Por lo que yo y cuantos estaban presentes en el momento de su muerte sabemos, no se trató de un suicidio. El suicidio se define como un acto letal y voluntario cometido sobre uno mismo en un período de tiempo relativamente breve. Así, el fin de Edgar Allan Poe ( muy admirado por mi padre, por cierto), quien fue hallado borracho e inconsciente en las calles de Baltimore pocos días antes de morir sin recuperar la conciencia, no suele ser calificado como suicidio.
Acercándonos un poco más en el tiempo, la muerte de Dylan Thomas (cuyas últimas palabras fueron "I´ve had eighteen whiskies I think that´s a record") es descrita en sus biografías como consecuencia de "una sobredosis de alcohol" o un "envenenamiento de alcohol".

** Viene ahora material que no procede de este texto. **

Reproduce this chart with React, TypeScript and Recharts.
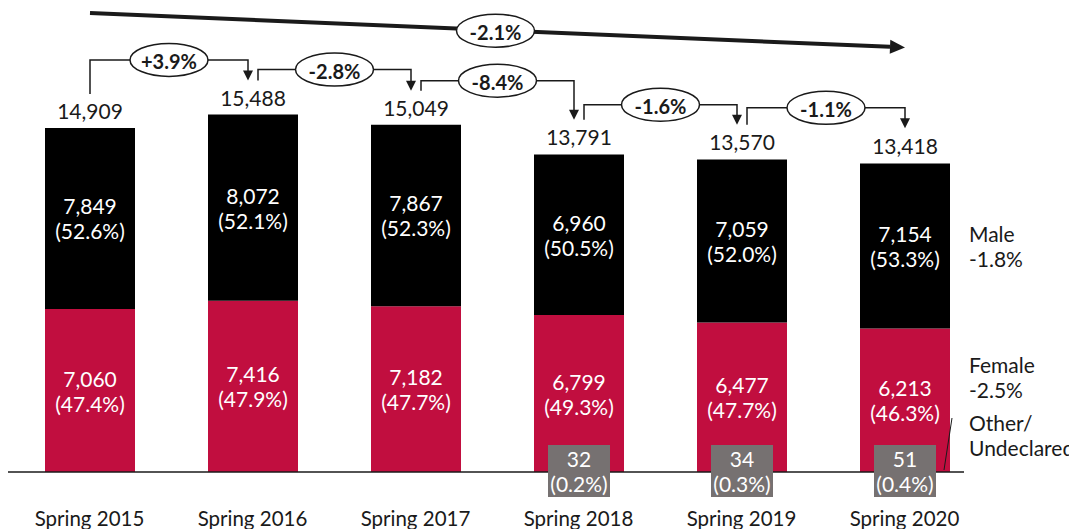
import React from 'react';
import { BarChart, Bar, XAxis, YAxis, LabelList } from 'recharts';

const terms = ['Spring 2015', 'Spring 2016', 'Spring 2017', 'Spring 2018', 'Spring 2019', 'Spring 2020'];
const maleValues = [7849, 8072, 7867, 6960, 7059, 7154];
const malePct = ['52.6%', '52.1%', '52.3%', '50.5%', '52.0%', '53.3%'];
const femaleValues = [7060, 7416, 7182, 6799, 6477, 6213];
const femalePct = ['47.4%', '47.9%', '47.7%', '49.3%', '47.7%', '46.3%'];
const otherValues: (number | null)[] = [null, null, null, 32, 34, 51];
const otherPct: (string | null)[] = [null, null, null, '0.2%', '0.3%', '0.4%'];
const totals = [14909, 15488, 15049, 13791, 13570, 13418];
const yearChange = ['+3.9%', '-2.8%', '-8.4%', '-1.6%', '-1.1%'];
const overallChange = '-2.1%';
const maleNote = ['Male', '-1.8%'];
const femaleNote = ['Female', '-2.5%'];
const otherNote = ['Other/', 'Undeclared'];

const data = terms.map((term, i) => ({
  term,
  male: maleValues[i],
  female: femaleValues[i],
}));

// layout
const W = 1069;
const H = 529;
const MARGIN = { top: 0, right: 83, bottom: 0, left: 8 };
const X_AXIS_H = 57;
const STEP = (W - MARGIN.left - MARGIN.right) / terms.length;
const FONT = 'Lato, "Open Sans", sans-serif';
const FS = 21;
const RED = '#C10E3F';
const GREY = '#767171';
const INK = '#1a1a1a';
const bracketRise = [34, 11, 10, 15, 17];

const fmt = (v: number) => v.toLocaleString('en-US');

const Oval = ({ cx, cy, text }: { cx: number; cy: number; text: string }) => (
  <g>
    <ellipse cx={cx} cy={cy} rx={39} ry={16.5} fill="#fff" stroke={INK} strokeWidth={1.5} />
    <text x={cx} y={cy + 1} textAnchor="middle" dominantBaseline="central" fontFamily={FONT} fontWeight="bold" fontSize={20} fill={INK}>
      {text}
    </text>
  </g>
);

const TwoLines = ({ x, y, a, b, fill, size = FS, anchor = 'middle' }: any) => (
  <text textAnchor={anchor} fontFamily={FONT} fontSize={size} fill={fill}>
    <tspan x={x} y={y - 12.5} dominantBaseline="central">{a}</tspan>
    <tspan x={x} y={y + 12.5} dominantBaseline="central">{b}</tspan>
  </text>
);

const MaleLabel = (props: any) => {
  const i = props.index;
  const x = Number(props.x);
  const y = Number(props.y);
  const w = Number(props.width);
  const h = Number(props.height);
  const ppu = h / maleValues[i];
  const base = y + h + femaleValues[i] * ppu;
  const cx = x + w / 2;
  const top = base - totals[i] * ppu;
  const parts: React.ReactNode[] = [];

  parts.push(<TwoLines key="m" x={cx} y={y + h / 2} a={fmt(maleValues[i])} b={`(${malePct[i]})`} fill="#fff" />);
  parts.push(
    <text key="t" x={cx} y={top - 17} textAnchor="middle" dominantBaseline="central" fontFamily={FONT} fontSize={FS} fill={INK}>
      {fmt(totals[i])}
    </text>
  );

  if (i < terms.length - 1) {
    const nextTop = base - totals[i + 1] * ppu;
    const x0 = cx + (i === 0 ? 0 : 5);
    const x1 = cx + STEP - (i + 1 === terms.length - 1 ? 0 : 5);
    const y0 = top - 34;
    const lvl = y0 - bracketRise[i];
    const y1 = nextTop - 34;
    parts.push(
      <g key="b">
        <polyline points={`${x0},${y0} ${x0},${lvl} ${x1},${lvl} ${x1},${y1 - 9}`} fill="none" stroke={INK} strokeWidth={1.5} />
        <polygon points={`${x1 - 5},${y1 - 10} ${x1 + 5},${y1 - 10} ${x1},${y1}`} fill={INK} />
        <Oval cx={(x0 + x1) / 2} cy={lvl} text={yearChange[i]} />
      </g>
    );
  }

  if (i === 0) {
    const xs = cx;
    const xe = cx + STEP * (terms.length - 1);
    const ys = 13;
    const ye = 47.5;
    const len = Math.hypot(xe - xs, ye - ys);
    const ux = (xe - xs) / len;
    const uy = (ye - ys) / len;
    const bx = xe - ux * 15;
    const by = ye - uy * 15;
    const t = 0.5;
    parts.push(
      <g key="trend">
        <line x1={xs} y1={ys} x2={bx} y2={by} stroke={INK} strokeWidth={4} />
        <polygon points={`${xe},${ye} ${bx - uy * 7},${by + ux * 7} ${bx + uy * 7},${by - ux * 7}`} fill={INK} />
        <Oval cx={xs + t * (xe - xs) - 2} cy={ys + t * (ye - ys) + 0.5} text={overallChange} />
      </g>
    );
  }

  if (i === terms.length - 1) {
    parts.push(<TwoLines key="mn" x={x + w + 19} y={y + h / 2} a={maleNote[0]} b={maleNote[1]} fill={INK} anchor="start" />);
  }

  return <g>{parts}</g>;
};

const FemaleLabel = (props: any) => {
  const i = props.index;
  const x = Number(props.x);
  const y = Number(props.y);
  const w = Number(props.width);
  const h = Number(props.height);
  const cx = x + w / 2;
  const base = y + h;
  const parts: React.ReactNode[] = [];

  if (i === 0) {
    parts.push(<line key="axis" x1={MARGIN.left} x2={964} y1={base} y2={base} stroke={INK} strokeWidth={1.5} />);
  }

  parts.push(<TwoLines key="f" x={cx} y={y + h / 2} a={fmt(femaleValues[i])} b={`(${femalePct[i]})`} fill="#fff" />);

  const ov = otherValues[i];
  if (ov != null) {
    parts.push(
      <g key="o">
        <rect x={cx - 31} y={base - 27} width={62} height={52} fill={GREY} />
        <TwoLines x={cx} y={base - 1} a={fmt(ov)} b={`(${otherPct[i]})`} fill="#fff" />
      </g>
    );
  }

  if (i === terms.length - 1) {
    parts.push(<TwoLines key="fn" x={x + w + 19} y={y + h / 2 - 23.5} a={femaleNote[0]} b={femaleNote[1]} fill={INK} anchor="start" />);
    parts.push(<TwoLines key="on" x={x + w + 19} y={base - 37} a={otherNote[0]} b={otherNote[1]} fill={INK} anchor="start" />);
    parts.push(<line key="sl" x1={x + w - 6} y1={base - 2} x2={x + w + 2} y2={base - 54} stroke={INK} strokeWidth={1} />);
  }

  return <g>{parts}</g>;
};

const TermTick = (props: any) => (
  <text x={props.x} y={H - 3} textAnchor="middle" fontFamily={FONT} fontSize={20.5} fill={INK}>
    {props.payload.value}
  </text>
);

export default function App() {
  return (
    <div style={{ position: 'absolute', left: 0, top: 0, width: W, height: H, background: '#fff' }}>
      <BarChart width={W} height={H} data={data} margin={MARGIN}>
        <XAxis dataKey="term" height={X_AXIS_H} axisLine={false} tickLine={false} interval={0} tick={<TermTick />} />
        <YAxis hide domain={[0, 20450]} />
        <Bar dataKey="female" stackId="a" fill={RED} barSize={90} isAnimationActive={false}>
          <LabelList dataKey="female" content={<FemaleLabel />} />
        </Bar>
        <Bar dataKey="male" stackId="a" fill="#000" barSize={90} isAnimationActive={false}>
          <LabelList dataKey="male" content={<MaleLabel />} />
        </Bar>
      </BarChart>
    </div>
  );
}
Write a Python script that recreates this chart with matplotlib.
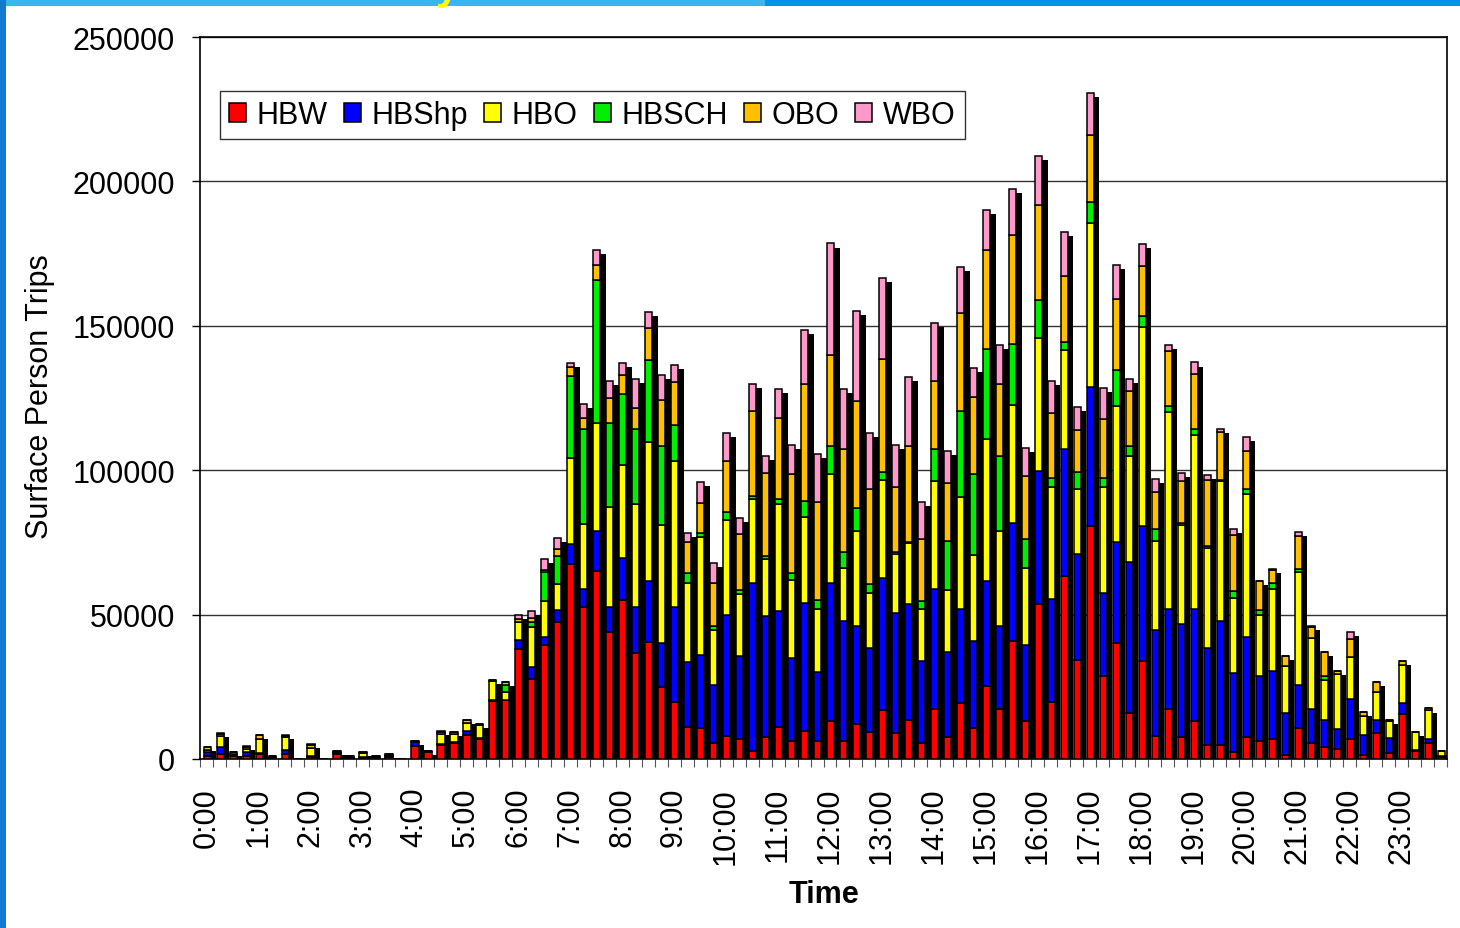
import numpy as np
import matplotlib
matplotlib.use("Agg")
import matplotlib.pyplot as plt
from matplotlib.patches import Rectangle

plt.rcParams["font.family"] = ["Liberation Sans", "DejaVu Sans"]

# 15-minute slots, values in thousands of trips
hbw = [1.0, 1.8, 0.9, 1.0, 1.8, 0.5, 1.6, 0, 0.6, 0, 1.8, 0.5, 0.4, 0.4, 0.6, 0,
       4.6, 2.3, 4.8, 5.4, 8.4, 6.9, 20.0, 20.3, 38.0, 27.6, 39.6, 47.4, 67.6, 52.8, 65.0, 43.9,
       55.2, 36.6, 40.4, 24.9, 19.6, 11.0, 10.9, 5.6, 8.1, 7.0, 2.8, 7.6, 11.0, 6.2, 9.6, 6.2,
       13.2, 6.2, 12.1, 9.5, 16.8, 8.9, 13.6, 5.6, 17.4, 7.6, 19.4, 10.8, 25.4, 17.4, 41.0, 13.2,
       53.5, 19.9, 63.5, 34.3, 80.6, 28.9, 40.3, 15.8, 33.9, 8.0, 17.4, 7.5, 13.0, 4.9, 4.9, 2.3,
       7.6, 6.2, 7.0, 1.5, 10.7, 5.4, 4.3, 3.5, 6.9, 1.5, 8.9, 2.2, 15.5, 2.7, 5.4, 0.8]
hbshp = [1.5, 2.5, 0.7, 1.3, 0.3, 0.3, 1.6, 0, 0.3, 0, 0.2, 0.2, 0.2, 0.2, 0.3, 0,
         1.2, 0.3, 0.5, 0.4, 1.2, 0.5, 0.3, 0.3, 3.2, 4.2, 2.6, 4.1, 7.0, 6.1, 14.0, 8.8,
         14.5, 16.0, 21.4, 15.1, 32.9, 22.6, 25.2, 20.0, 41.7, 28.6, 58.2, 41.8, 40.3, 28.7, 44.4, 23.8,
         47.8, 41.7, 33.9, 29.1, 45.8, 41.8, 40.1, 28.4, 41.3, 29.3, 32.5, 29.9, 36.3, 28.6, 40.7, 26.3,
         46.3, 35.6, 44.0, 36.7, 48.2, 28.5, 35.0, 52.3, 46.7, 36.8, 34.7, 39.2, 39.0, 33.5, 42.9, 27.6,
         34.6, 22.7, 23.6, 14.6, 14.8, 11.8, 9.3, 6.9, 13.8, 6.7, 4.7, 4.9, 4.0, 0.5, 1.4, 0.2]
hbo = [0.7, 3.8, 0.7, 1.2, 4.9, 0.3, 4.4, 0, 2.8, 0, 0.5, 0.2, 1.5, 0.3, 0.5, 0,
       0.3, 0.2, 3.2, 3.0, 2.8, 4.4, 6.6, 2.7, 6.1, 13.8, 12.6, 9.2, 29.6, 22.3, 37.4, 34.4,
       32.0, 35.6, 48.1, 41.1, 50.8, 27.5, 40.9, 19.1, 33.1, 21.5, 29.0, 19.8, 37.0, 27.2, 29.7, 22.1,
       37.7, 18.1, 33.1, 18.8, 34.1, 20.3, 21.0, 18.1, 37.7, 21.6, 38.8, 29.8, 49.2, 33.1, 40.9, 26.5,
       46.1, 38.7, 34.2, 22.6, 56.7, 36.9, 46.9, 36.8, 68.9, 30.6, 68.1, 34.2, 60.2, 34.8, 48.5, 25.9,
       49.6, 20.9, 28.4, 16.1, 39.1, 24.6, 13.8, 18.9, 14.5, 6.7, 9.6, 6.0, 13.2, 6.0, 10.3, 1.7]
hbsch = [0, 0, 0, 0, 0, 0, 0, 0, 0, 0, 0, 0, 0, 0, 0, 0,
         0, 0, 0, 0, 0, 0, 0, 2.2, 0.2, 1.9, 9.8, 9.5, 28.4, 33.2, 49.5, 29.3,
         24.6, 26.1, 28.3, 27.4, 12.5, 3.2, 1.2, 1.3, 2.5, 1.5, 1.1, 1.1, 1.7, 2.4, 5.8, 3.1,
         9.8, 5.6, 7.9, 3.3, 2.8, 0.7, 0.6, 2.5, 11.0, 16.9, 29.9, 28.3, 31.0, 25.9, 21.0, 10.3,
         12.9, 3.1, 2.7, 5.8, 7.2, 3.1, 12.4, 3.6, 3.9, 4.3, 1.9, 0.8, 1.9, 0.6, 0.2, 2.5,
         1.8, 1.9, 2.1, 0.1, 1.2, 0.2, 1.2, 0.1, 0.1, 0, 0, 0, 0, 0, 0, 0]
obo = [0.9, 0.7, 0.2, 0.8, 1.2, 0.1, 0.5, 0, 1.2, 0, 0.3, 0.1, 0.3, 0.1, 0.2, 0,
       0.2, 0.1, 1.0, 0.6, 1.1, 0.2, 0.3, 1.2, 1.1, 1.2, 0.9, 2.5, 3.1, 3.6, 5.3, 8.6,
       6.7, 7.2, 11.2, 15.8, 14.6, 10.7, 10.6, 15.0, 17.9, 19.2, 29.3, 28.6, 28.1, 34.3, 40.4, 33.9,
       31.5, 35.7, 37.0, 32.9, 39.0, 22.4, 33.0, 21.6, 23.6, 20.0, 33.9, 26.5, 34.5, 25.0, 37.9, 21.8,
       33.2, 22.4, 22.7, 14.6, 23.2, 20.3, 24.7, 18.8, 17.3, 12.6, 19.3, 14.7, 19.3, 22.7, 16.6, 19.2,
       13.1, 9.8, 4.5, 3.4, 11.4, 3.8, 8.3, 1.1, 6.2, 1.3, 3.5, 0.5, 1.3, 0.3, 0.4, 0.2]
wbo = [0.2, 0.2, 0, 0.2, 0.2, 0, 0.1, 0, 0.2, 0, 0.1, 0, 0.1, 0, 0, 0,
       0, 0, 0.1, 0.1, 0.1, 0.1, 0.1, 0.1, 1.4, 2.7, 3.8, 3.7, 1.3, 5.0, 5.2, 6.0,
       4.0, 10.1, 5.5, 8.7, 6.0, 3.3, 7.2, 6.9, 9.7, 5.6, 9.6, 5.9, 10.0, 9.9, 18.6, 16.4,
       38.5, 20.8, 31.2, 19.3, 28.1, 14.7, 23.9, 12.7, 19.9, 11.4, 16.0, 10.1, 13.6, 13.4, 16.0, 9.7,
       16.8, 11.3, 15.4, 8.0, 14.6, 10.7, 11.9, 4.4, 7.7, 4.7, 2.1, 2.6, 3.9, 1.8, 1.2, 2.1,
       4.9, 0.2, 0.2, 0.1, 1.3, 0.1, 0.3, 0.1, 2.6, 0, 0.1, 0, 0, 0, 0, 0]

purposes = ["HBW", "HBShp", "HBO", "HBSCH", "OBO", "WBO"]
colors = ["#FF0000", "#0000FF", "#FFFF00", "#00EE00", "#FFC000", "#FF99CC"]
hour_labels = ["0:00", "1:00", "2:00", "3:00", "4:00", "5:00", "6:00", "7:00",
               "8:00", "9:00", "10:00", "11:00", "12:00", "13:00", "14:00", "15:00",
               "16:00", "17:00", "18:00", "19:00", "20:00", "21:00", "22:00", "23:00"]

series = [np.array(s) * 1000 for s in (hbw, hbshp, hbo, hbsch, obo, wbo)]
slots = np.arange(len(hbw))
total = np.sum(series, axis=0)

fig = plt.figure(figsize=(14.6, 9.29), dpi=100)
fig.patch.set_facecolor("white")

# slide frame
fig.patches.append(Rectangle((0, 1 - 7 / 929), 765 / 1460, 7 / 929, transform=fig.transFigure,
                             facecolor="#38B6F2", edgecolor="none", zorder=0))
fig.patches.append(Rectangle((765 / 1460, 1 - 7 / 929), 1, 7 / 929, transform=fig.transFigure,
                             facecolor="#0094E8", edgecolor="none", zorder=0))
fig.patches.append(Rectangle((0, 0), 6 / 1460, 1, transform=fig.transFigure,
                             facecolor="#1479D2", edgecolor="none", zorder=0))
fig.text(447 / 1460, 1 + 1 / 929, "y", color="#FFFF00", fontsize=30, fontweight="bold",
         ha="center", va="baseline")

ax = fig.add_axes([200 / 1460, 1 - 760 / 929, 1247 / 1460, 722 / 929])

bw = 0.55
# drop shadow behind each stack
ax.bar(slots + 0.55 + 0.42, np.clip(total - 1400, 0, None), width=bw, color="black",
       edgecolor="none", zorder=2)
bottom = np.zeros(len(slots))
for name, vals, col in zip(purposes, series, colors):
    ax.bar(slots + 0.55, vals, width=bw, bottom=bottom, color=col, edgecolor="black",
           linewidth=1.1, label=name, zorder=3)
    bottom = bottom + vals

ax.set_xlim(0, 96)
ax.set_ylim(0, 250000)
ax.set_yticks(np.arange(0, 250001, 50000))
ax.set_yticklabels([str(v) for v in range(0, 250001, 50000)])
ax.yaxis.grid(True, color="#333333", linewidth=1)
ax.set_axisbelow(True)

ax.set_xticks(np.arange(0, 96, 4) + 0.5)
ax.set_xticklabels(hour_labels, rotation=90)
ax.set_xticks(np.arange(0, 97), minor=True)
ax.tick_params(axis="x", which="major", length=0, pad=20, labelsize=22)
ax.tick_params(axis="x", which="minor", length=6, width=0.8, color="#555555", direction="out")
ax.tick_params(axis="y", length=6, width=1, pad=12, labelsize=22)

for sp in ax.spines.values():
    sp.set_linewidth(1.2)
    sp.set_color("black")

fig.text(40 / 1460, 1 - 397 / 929, "Surface Person Trips", rotation=90, fontsize=22,
         ha="center", va="center")
fig.text(824 / 1460, 1 - 895 / 929, "Time", fontsize=22, fontweight="bold",
         ha="center", va="center")

leg = ax.legend(loc="upper left", bbox_to_anchor=(0.016, 0.925), ncol=6, fontsize=22,
                frameon=True, fancybox=False, framealpha=1, edgecolor="#333333",
                handlelength=0.55, handleheight=0.55, handletextpad=0.35,
                columnspacing=0.53, borderpad=0.3, borderaxespad=0)
leg.get_frame().set_linewidth(1.0)

fig.savefig("out.png", dpi=100)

Es humana la tendencia a mitificar a los artistas, más aún en el caso de Murena, autor de una obra compleja y atormentada que fácilmente puede inflamar la imaginación, así como es comprensible la tendencia a convertir la realidad, a veces indescifrable, en un mito más simple y atractivo. Sin embargo, creo que el mínimo epitafio debido a un escritor al relatar su muerte es el de hacerlo con precisión de lenguaje y, en particular, intentar que la luminosa verdad que Murena persiguió no degenere en su antítesis, la cómoda penumbra del mito.